In her book, The Art of Teaching Writing, author Lucy McCormick Calkins stresses the importance of a safe writing environment in the upper elementary grades. Children at this age are developing a new self-awareness.  This can both limit and improve writing.

With the developing skills to handle more sources of information, students are beginning to write not only facts, but also what those facts mean for them personally. Students at this age are able to think through their ideas or positions prior to beginning writing. Therefore, the writing in upper elementary grades becomes more intentional, deliberate, and can cover a wide range of topics. 

Writers in the upper elementary grades should be acquainted with both revising and editing.  Stephanie Gavin, Gifted Specialist at Hixson Middle School in the Webster Groves School District, St. Louis, Missouri explained the difference between these in a recent interview.
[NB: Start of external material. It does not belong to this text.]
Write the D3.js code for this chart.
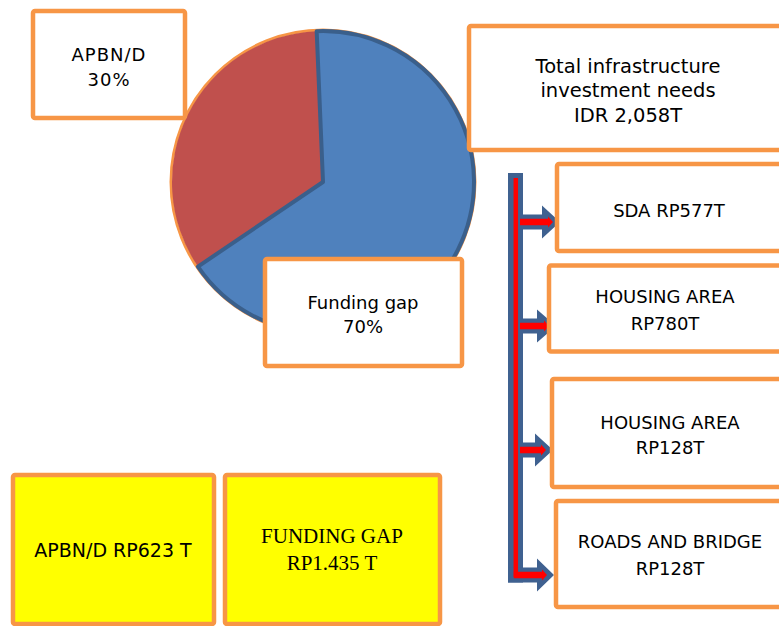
<!DOCTYPE html>
<html>
<head>
<meta charset="utf-8">
<script src="https://cdn.jsdelivr.net/npm/d3@7/dist/d3.min.js"></script>
<style>
  html, body { margin: 0; padding: 0; background: #ffffff; }
  svg { display: block; }
</style>
</head>
<body>
<script>
// ---- data ----
const pieCategories = ["Funding gap", "APBN/D"];
const piePercentLabels = ["70%", "30%"];
const pieShares = [66.2, 33.8];           // slice sizes as drawn in the picture
const pieColors = ["#4F81BD", "#C0504D"];

const totalLines = ["Total infrastructure", "investment needs", "IDR 2,058T"];

const sectorNames = ["SDA", "HOUSING AREA", "HOUSING AREA", "ROADS AND BRIDGE"];
const sectorValues = ["RP577T", "RP780T", "RP128T", "RP128T"];

const summaryNames = ["APBN/D", "FUNDING GAP"];
const summaryValues = ["RP623 T", "RP1.435 T"];

// ---- drawing ----
const W = 779, H = 626;
const ORANGE = "#F79646", ARROW_BLUE = "#3F6190", RED = "#FF0000";
const SANS = "'DejaVu Sans', Verdana, sans-serif";
const SERIF = "'Liberation Serif', 'Times New Roman', serif";

const svg = d3.select("body").append("svg")
  .attr("width", W).attr("height", H)
  .attr("viewBox", `0 0 ${W} ${H}`);
svg.append("rect").attr("width", W).attr("height", H).attr("fill", "#fff");

// Pie
const cx = 323, cy = 182, R = 151;
const start = -2.4 * Math.PI / 180;
const pie = d3.pie().sort(null).startAngle(start).endAngle(start + 2 * Math.PI);
const arcs = pie(pieShares);
const arc = d3.arc().innerRadius(0).outerRadius(R);
const pg = svg.append("g").attr("transform", `translate(${cx},${cy})`);
pg.append("circle").attr("r", R + 1).attr("fill", "none")
  .attr("stroke", ORANGE).attr("stroke-width", 3);
pg.append("path").attr("d", arc(arcs[1])).attr("fill", pieColors[1]);
pg.append("path").attr("d", arc(arcs[0])).attr("fill", pieColors[0])
  .attr("stroke", "#3A5F8B").attr("stroke-width", 4).attr("stroke-linejoin", "round");

// generic box with centred text lines
function box(x, y, w, h, lines, opts) {
  opts = opts || {};
  const g = svg.append("g");
  g.append("rect").attr("x", x).attr("y", y).attr("width", w).attr("height", h)
    .attr("rx", 2).attr("fill", opts.fill || "#fff")
    .attr("stroke", ORANGE).attr("stroke-width", 4.5);
  const t = g.append("text")
    .attr("font-family", opts.font || SANS)
    .attr("font-size", opts.size || 18)
    .attr("letter-spacing", opts.ls || 0)
    .attr("fill", "#000")
    .attr("text-anchor", "middle");
  lines.forEach((s, i) => {
    t.append("tspan").attr("x", opts.tx).attr("y", opts.baselines[i]).text(s);
  });
  return g;
}

// pie labels
box(33, 11, 152, 107, [pieCategories[1], piePercentLabels[1]], { tx: 109, baselines: [61, 86], size: 18, ls: 1 });
box(265, 259, 197, 107, [pieCategories[0], piePercentLabels[0]], { tx: 363, baselines: [309, 333] });

// total
box(469, 26, 330, 124, totalLines, { tx: 628, baselines: [73, 97, 122], size: 19.5 });

// arrows
const ag = svg.append("g");
const barX0 = 508, barX1 = 523, barTop = 173;
const arrowYs = [222, 326, 450, 575];
const headStarts = [542, 537, 535, 537];
const tips = [560, 556, 553, 554];
const lastY = arrowYs[arrowYs.length - 1];
ag.append("rect").attr("x", barX0).attr("y", barTop)
  .attr("width", barX1 - barX0).attr("height", lastY + 7.5 - barTop).attr("fill", ARROW_BLUE);
arrowYs.forEach((y, i) => {
  const sx = (i === arrowYs.length - 1) ? barX0 : barX1;
  ag.append("path")
    .attr("d", `M${sx},${y - 7.5} L${headStarts[i]},${y - 7.5} L${headStarts[i]},${y - 16.5} L${tips[i]},${y} L${headStarts[i]},${y + 16.5} L${headStarts[i]},${y + 7.5} L${sx},${y + 7.5} Z`)
    .attr("fill", ARROW_BLUE);
});
const redX = 515.8;
ag.append("line").attr("x1", redX).attr("x2", redX).attr("y1", 178).attr("y2", lastY + 2)
  .attr("stroke", RED).attr("stroke-width", 4.5);
arrowYs.forEach((y, i) => {
  const sx = (i === arrowYs.length - 1) ? redX - 2 : 520;
  const ex = tips[i] - 7;
  ag.append("path")
    .attr("d", `M${sx},${y - 3.2} L${ex - 5},${y - 3.2} L${ex - 5},${y - 5.5} L${ex},${y} L${ex - 5},${y + 5.5} L${ex - 5},${y + 3.2} L${sx},${y + 3.2} Z`)
    .attr("fill", RED);
});

// sector boxes
const sectorBoxes = [
  { x: 557, y: 164, w: 240, h: 87, tx: 669, bl: [217] },
  { x: 549, y: 265.5, w: 250, h: 86, tx: 665, bl: [303, 330] },
  { x: 552, y: 379, w: 240, h: 108, tx: 670, bl: [429, 454] },
  { x: 556, y: 501, w: 240, h: 106, tx: 670, bl: [548, 575] }
];
sectorNames.forEach((n, i) => {
  const b = sectorBoxes[i];
  const lines = b.bl.length === 1 ? [n + " " + sectorValues[i]] : [n, sectorValues[i]];
  box(b.x, b.y, b.w, b.h, lines, { tx: b.tx, baselines: b.bl });
});

// yellow summary boxes
box(13, 475, 201, 149, [summaryNames[0] + " " + summaryValues[0]],
  { tx: 113, baselines: [557], fill: "#FFFF00", size: 19 });
box(225, 475, 215, 149, [summaryNames[1], summaryValues[1]],
  { tx: 332, baselines: [543, 570], fill: "#FFFF00", font: SERIF, size: 21 });
</script>
</body>
</html>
Revising is for content – what is being said. Revising is done through a series of drafts.  

Editing is for grammar, mechanics, and spelling.  Editing is done on the final draft only.  

Students should be taught to revise first, and then edit.  This avoids wasting time editing content that might not be included in a final draft. While it is saved until the end, upper elementary student writing should be reasonably correct in grammar, mechanics, and spelling.

Upper elementary writers should have a solid understanding of writing as a process: planning-drafting-revising.  Students should be familiar with the idea of peer-work sessions, both as a writer receiving feedback and as one reviewing another writer’s work.

At this stage, writing can start to help students make sense of their other school subjects and of life in general.  Writing environments need to be places where mutual respect is offered amongst students and between students and their teachers; which creates an interesting challenge for the homeschool setting.

Students at this age can begin to understand the purposes of writing.  They can grasp how an essay should be different than a memoir or an argument, and even how these purposes overlap.

Upper elementary level writers should be familiar with the structure of a five-paragraph essay. This general organization technique can be used in all types of writing. The five-paragraph essay typically includes an introduction with a thesis, three body paragraphs, and a conclusion.